_WRITTEN REQUEST_
Reproduce the material that follows, please, but only from its first line to the line containing "const yMax = Math.pow(2, 7.237);", inclusive.

_DATASET SECTION_
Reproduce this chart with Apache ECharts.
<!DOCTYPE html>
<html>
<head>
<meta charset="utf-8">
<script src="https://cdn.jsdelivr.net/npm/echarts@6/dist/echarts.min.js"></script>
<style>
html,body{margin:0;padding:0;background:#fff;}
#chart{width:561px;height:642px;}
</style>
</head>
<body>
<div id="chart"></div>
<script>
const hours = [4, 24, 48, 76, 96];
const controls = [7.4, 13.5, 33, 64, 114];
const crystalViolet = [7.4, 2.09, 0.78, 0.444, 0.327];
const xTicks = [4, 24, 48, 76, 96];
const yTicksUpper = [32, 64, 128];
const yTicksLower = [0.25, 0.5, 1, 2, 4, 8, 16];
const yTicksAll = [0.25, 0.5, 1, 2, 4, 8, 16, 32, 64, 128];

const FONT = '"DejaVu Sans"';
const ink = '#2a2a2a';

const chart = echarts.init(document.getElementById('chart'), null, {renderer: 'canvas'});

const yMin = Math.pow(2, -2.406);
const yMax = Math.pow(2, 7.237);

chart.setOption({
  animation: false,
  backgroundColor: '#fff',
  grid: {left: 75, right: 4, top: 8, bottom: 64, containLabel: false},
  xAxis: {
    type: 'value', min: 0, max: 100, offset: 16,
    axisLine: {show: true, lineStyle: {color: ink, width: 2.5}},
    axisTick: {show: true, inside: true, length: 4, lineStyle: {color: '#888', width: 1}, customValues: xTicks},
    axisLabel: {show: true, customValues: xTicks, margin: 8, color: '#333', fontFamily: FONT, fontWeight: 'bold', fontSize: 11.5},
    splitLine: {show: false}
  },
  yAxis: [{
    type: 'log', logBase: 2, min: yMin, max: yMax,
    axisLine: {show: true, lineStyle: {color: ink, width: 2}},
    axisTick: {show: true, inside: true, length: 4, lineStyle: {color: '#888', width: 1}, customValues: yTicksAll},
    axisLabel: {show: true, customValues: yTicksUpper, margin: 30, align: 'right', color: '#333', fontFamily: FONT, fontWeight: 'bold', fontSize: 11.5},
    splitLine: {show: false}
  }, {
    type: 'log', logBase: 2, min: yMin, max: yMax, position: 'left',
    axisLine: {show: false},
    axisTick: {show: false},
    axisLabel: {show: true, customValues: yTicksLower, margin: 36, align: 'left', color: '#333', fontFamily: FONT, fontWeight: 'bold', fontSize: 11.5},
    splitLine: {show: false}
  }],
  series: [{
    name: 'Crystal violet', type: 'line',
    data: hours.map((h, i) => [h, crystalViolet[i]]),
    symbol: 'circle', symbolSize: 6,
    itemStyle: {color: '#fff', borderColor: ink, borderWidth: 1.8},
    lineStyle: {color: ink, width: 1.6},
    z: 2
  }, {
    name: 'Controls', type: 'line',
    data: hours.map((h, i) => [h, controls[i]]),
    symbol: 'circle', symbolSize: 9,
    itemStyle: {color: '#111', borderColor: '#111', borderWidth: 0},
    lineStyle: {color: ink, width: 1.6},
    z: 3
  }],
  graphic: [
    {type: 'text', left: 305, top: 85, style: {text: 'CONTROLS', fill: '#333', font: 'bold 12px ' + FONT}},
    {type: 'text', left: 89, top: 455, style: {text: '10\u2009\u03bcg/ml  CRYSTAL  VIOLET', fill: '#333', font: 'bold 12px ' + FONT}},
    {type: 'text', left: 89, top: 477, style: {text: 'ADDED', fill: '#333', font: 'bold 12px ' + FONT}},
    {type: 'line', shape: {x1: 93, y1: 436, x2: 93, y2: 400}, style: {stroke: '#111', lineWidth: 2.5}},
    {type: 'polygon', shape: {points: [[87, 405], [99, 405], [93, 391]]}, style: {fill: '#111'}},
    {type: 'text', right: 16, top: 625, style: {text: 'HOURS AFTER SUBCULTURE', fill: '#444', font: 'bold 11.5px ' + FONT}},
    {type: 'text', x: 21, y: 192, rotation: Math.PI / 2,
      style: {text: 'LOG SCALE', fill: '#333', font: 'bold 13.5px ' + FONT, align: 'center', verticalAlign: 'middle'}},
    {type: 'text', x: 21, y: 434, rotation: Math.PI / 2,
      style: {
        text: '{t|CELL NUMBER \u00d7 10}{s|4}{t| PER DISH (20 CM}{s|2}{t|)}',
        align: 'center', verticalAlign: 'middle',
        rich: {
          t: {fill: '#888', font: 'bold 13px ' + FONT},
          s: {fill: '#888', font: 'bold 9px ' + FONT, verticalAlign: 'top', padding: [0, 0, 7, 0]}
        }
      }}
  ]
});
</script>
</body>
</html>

_PROBLEM SOLUTION_
Reproduce this chart with Apache ECharts.
<!DOCTYPE html>
<html>
<head>
<meta charset="utf-8">
<script src="https://cdn.jsdelivr.net/npm/echarts@6/dist/echarts.min.js"></script>
<style>
html,body{margin:0;padding:0;background:#fff;}
#chart{width:561px;height:642px;}
</style>
</head>
<body>
<div id="chart"></div>
<script>
const hours = [4, 24, 48, 76, 96];
const controls = [7.4, 13.5, 33, 64, 114];
const crystalViolet = [7.4, 2.09, 0.78, 0.444, 0.327];
const xTicks = [4, 24, 48, 76, 96];
const yTicksUpper = [32, 64, 128];
const yTicksLower = [0.25, 0.5, 1, 2, 4, 8, 16];
const yTicksAll = [0.25, 0.5, 1, 2, 4, 8, 16, 32, 64, 128];

const FONT = '"DejaVu Sans"';
const ink = '#2a2a2a';

const chart = echarts.init(document.getElementById('chart'), null, {renderer: 'canvas'});

const yMin = Math.pow(2, -2.406);
const yMax = Math.pow(2, 7.237);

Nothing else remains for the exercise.